PROMPT: Print the whole listing exactly.

PROVIDED MATERIAL:
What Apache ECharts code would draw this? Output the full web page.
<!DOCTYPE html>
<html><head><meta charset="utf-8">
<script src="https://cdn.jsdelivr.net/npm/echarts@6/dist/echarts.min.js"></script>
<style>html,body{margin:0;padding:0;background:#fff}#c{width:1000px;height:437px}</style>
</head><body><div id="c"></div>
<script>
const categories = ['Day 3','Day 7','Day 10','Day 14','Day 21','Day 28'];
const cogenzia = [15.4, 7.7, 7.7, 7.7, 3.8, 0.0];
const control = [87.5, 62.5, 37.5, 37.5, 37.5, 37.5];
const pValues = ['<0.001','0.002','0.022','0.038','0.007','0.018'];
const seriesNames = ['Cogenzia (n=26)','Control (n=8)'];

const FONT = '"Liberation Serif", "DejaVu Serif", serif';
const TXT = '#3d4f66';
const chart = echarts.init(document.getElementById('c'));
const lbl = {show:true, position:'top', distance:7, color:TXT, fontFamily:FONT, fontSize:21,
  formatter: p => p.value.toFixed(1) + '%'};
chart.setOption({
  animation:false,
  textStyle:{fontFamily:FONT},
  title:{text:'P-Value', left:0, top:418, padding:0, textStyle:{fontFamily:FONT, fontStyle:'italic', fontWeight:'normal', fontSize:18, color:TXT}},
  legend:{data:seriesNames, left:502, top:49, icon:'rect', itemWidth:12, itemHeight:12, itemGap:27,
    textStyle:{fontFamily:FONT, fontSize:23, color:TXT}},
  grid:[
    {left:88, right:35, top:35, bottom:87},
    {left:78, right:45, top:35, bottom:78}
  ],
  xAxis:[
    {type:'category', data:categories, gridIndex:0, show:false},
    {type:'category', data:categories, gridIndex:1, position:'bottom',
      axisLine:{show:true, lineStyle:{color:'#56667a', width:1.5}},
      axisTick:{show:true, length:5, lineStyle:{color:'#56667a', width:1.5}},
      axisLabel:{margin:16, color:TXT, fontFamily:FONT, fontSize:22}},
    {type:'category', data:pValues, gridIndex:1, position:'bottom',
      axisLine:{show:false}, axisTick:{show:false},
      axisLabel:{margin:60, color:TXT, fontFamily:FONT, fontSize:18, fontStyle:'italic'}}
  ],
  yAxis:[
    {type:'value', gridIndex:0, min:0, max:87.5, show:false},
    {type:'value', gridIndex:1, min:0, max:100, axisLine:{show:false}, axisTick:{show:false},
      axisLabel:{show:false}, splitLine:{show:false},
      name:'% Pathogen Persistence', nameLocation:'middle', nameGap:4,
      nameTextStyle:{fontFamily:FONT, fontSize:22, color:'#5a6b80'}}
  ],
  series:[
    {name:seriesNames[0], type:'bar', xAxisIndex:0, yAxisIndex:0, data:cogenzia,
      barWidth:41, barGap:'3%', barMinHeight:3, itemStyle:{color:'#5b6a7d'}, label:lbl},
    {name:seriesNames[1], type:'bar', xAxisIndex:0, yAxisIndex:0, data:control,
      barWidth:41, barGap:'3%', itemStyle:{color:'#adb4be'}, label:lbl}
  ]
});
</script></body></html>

ANSWER TO THIS EXERCISE:
What Apache ECharts code would draw this? Output the full web page.
<!DOCTYPE html>
<html><head><meta charset="utf-8">
<script src="https://cdn.jsdelivr.net/npm/echarts@6/dist/echarts.min.js"></script>
<style>html,body{margin:0;padding:0;background:#fff}#c{width:1000px;height:437px}</style>
</head><body><div id="c"></div>
<script>
const categories = ['Day 3','Day 7','Day 10','Day 14','Day 21','Day 28'];
const cogenzia = [15.4, 7.7, 7.7, 7.7, 3.8, 0.0];
const control = [87.5, 62.5, 37.5, 37.5, 37.5, 37.5];
const pValues = ['<0.001','0.002','0.022','0.038','0.007','0.018'];
const seriesNames = ['Cogenzia (n=26)','Control (n=8)'];

const FONT = '"Liberation Serif", "DejaVu Serif", serif';
const TXT = '#3d4f66';
const chart = echarts.init(document.getElementById('c'));
const lbl = {show:true, position:'top', distance:7, color:TXT, fontFamily:FONT, fontSize:21,
  formatter: p => p.value.toFixed(1) + '%'};
chart.setOption({
  animation:false,
  textStyle:{fontFamily:FONT},
  title:{text:'P-Value', left:0, top:418, padding:0, textStyle:{fontFamily:FONT, fontStyle:'italic', fontWeight:'normal', fontSize:18, color:TXT}},
  legend:{data:seriesNames, left:502, top:49, icon:'rect', itemWidth:12, itemHeight:12, itemGap:27,
    textStyle:{fontFamily:FONT, fontSize:23, color:TXT}},
  grid:[
    {left:88, right:35, top:35, bottom:87},
    {left:78, right:45, top:35, bottom:78}
  ],
  xAxis:[
    {type:'category', data:categories, gridIndex:0, show:false},
    {type:'category', data:categories, gridIndex:1, position:'bottom',
      axisLine:{show:true, lineStyle:{color:'#56667a', width:1.5}},
      axisTick:{show:true, length:5, lineStyle:{color:'#56667a', width:1.5}},
      axisLabel:{margin:16, color:TXT, fontFamily:FONT, fontSize:22}},
    {type:'category', data:pValues, gridIndex:1, position:'bottom',
      axisLine:{show:false}, axisTick:{show:false},
      axisLabel:{margin:60, color:TXT, fontFamily:FONT, fontSize:18, fontStyle:'italic'}}
  ],
  yAxis:[
    {type:'value', gridIndex:0, min:0, max:87.5, show:false},
    {type:'value', gridIndex:1, min:0, max:100, axisLine:{show:false}, axisTick:{show:false},
      axisLabel:{show:false}, splitLine:{show:false},
      name:'% Pathogen Persistence', nameLocation:'middle', nameGap:4,
      nameTextStyle:{fontFamily:FONT, fontSize:22, color:'#5a6b80'}}
  ],
  series:[
    {name:seriesNames[0], type:'bar', xAxisIndex:0, yAxisIndex:0, data:cogenzia,
      barWidth:41, barGap:'3%', barMinHeight:3, itemStyle:{color:'#5b6a7d'}, label:lbl},
    {name:seriesNames[1], type:'bar', xAxisIndex:0, yAxisIndex:0, data:control,
      barWidth:41, barGap:'3%', itemStyle:{color:'#adb4be'}, label:lbl}
  ]
});
</script></body></html>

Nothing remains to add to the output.